Copy each line below in which the string "matplotlib" occurs.

## Data segment

▶

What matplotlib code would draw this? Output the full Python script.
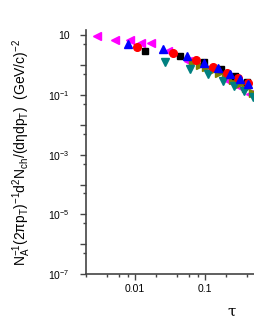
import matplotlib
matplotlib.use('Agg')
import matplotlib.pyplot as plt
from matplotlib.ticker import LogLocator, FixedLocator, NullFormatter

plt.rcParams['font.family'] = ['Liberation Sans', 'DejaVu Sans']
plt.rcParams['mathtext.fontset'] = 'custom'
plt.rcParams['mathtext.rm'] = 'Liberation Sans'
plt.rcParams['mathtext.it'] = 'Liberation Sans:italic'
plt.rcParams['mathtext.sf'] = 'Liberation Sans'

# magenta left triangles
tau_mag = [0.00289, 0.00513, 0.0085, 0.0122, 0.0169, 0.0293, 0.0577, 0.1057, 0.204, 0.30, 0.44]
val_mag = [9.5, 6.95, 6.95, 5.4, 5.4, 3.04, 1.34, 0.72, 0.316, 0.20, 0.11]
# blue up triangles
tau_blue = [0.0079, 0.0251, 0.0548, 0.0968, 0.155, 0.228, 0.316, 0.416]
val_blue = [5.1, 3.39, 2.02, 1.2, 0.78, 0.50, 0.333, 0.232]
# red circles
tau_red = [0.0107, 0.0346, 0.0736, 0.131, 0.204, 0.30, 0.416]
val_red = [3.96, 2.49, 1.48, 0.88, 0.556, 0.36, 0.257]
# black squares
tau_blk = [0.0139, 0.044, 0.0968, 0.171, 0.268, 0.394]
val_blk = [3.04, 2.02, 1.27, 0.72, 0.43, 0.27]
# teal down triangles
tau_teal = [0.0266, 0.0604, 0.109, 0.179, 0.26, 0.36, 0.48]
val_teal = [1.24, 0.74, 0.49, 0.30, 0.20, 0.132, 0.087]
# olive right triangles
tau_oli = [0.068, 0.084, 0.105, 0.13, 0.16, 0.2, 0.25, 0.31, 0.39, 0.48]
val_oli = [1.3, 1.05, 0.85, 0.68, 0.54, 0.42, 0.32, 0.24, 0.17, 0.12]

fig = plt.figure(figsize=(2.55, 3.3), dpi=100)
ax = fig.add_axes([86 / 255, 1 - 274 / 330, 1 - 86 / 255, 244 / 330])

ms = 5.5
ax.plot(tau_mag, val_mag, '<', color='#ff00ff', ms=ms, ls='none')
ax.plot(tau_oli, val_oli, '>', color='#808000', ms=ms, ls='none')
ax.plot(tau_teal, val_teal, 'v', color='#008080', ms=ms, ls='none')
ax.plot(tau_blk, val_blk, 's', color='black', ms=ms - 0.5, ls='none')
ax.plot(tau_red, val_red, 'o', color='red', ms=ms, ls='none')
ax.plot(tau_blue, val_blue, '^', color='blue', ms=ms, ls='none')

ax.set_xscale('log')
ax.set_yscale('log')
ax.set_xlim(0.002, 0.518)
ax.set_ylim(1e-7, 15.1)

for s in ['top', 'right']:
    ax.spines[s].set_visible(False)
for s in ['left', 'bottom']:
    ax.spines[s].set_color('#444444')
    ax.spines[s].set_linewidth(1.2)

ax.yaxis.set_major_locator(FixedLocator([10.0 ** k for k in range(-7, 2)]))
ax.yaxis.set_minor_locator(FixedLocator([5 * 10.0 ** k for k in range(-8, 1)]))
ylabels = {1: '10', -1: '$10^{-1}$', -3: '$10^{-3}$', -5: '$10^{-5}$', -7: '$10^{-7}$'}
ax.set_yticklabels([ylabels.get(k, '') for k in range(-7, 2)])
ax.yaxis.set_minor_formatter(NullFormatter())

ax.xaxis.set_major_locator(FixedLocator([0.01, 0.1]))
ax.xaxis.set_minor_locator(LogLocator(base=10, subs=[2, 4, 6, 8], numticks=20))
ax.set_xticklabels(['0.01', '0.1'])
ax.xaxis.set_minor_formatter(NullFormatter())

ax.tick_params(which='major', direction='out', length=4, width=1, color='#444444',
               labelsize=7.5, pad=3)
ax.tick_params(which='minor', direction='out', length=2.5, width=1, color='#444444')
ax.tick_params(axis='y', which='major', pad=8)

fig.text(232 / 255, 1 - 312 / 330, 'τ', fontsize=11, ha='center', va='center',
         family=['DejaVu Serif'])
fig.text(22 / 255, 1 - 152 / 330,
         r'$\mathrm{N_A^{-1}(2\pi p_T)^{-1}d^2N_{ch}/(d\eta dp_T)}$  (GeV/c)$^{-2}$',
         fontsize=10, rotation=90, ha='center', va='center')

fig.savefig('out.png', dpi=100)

◀

## The solution
What matplotlib code would draw this? Output the full Python script.
import matplotlib
matplotlib.use('Agg')
import matplotlib.pyplot as plt
from matplotlib.ticker import LogLocator, FixedLocator, NullFormatter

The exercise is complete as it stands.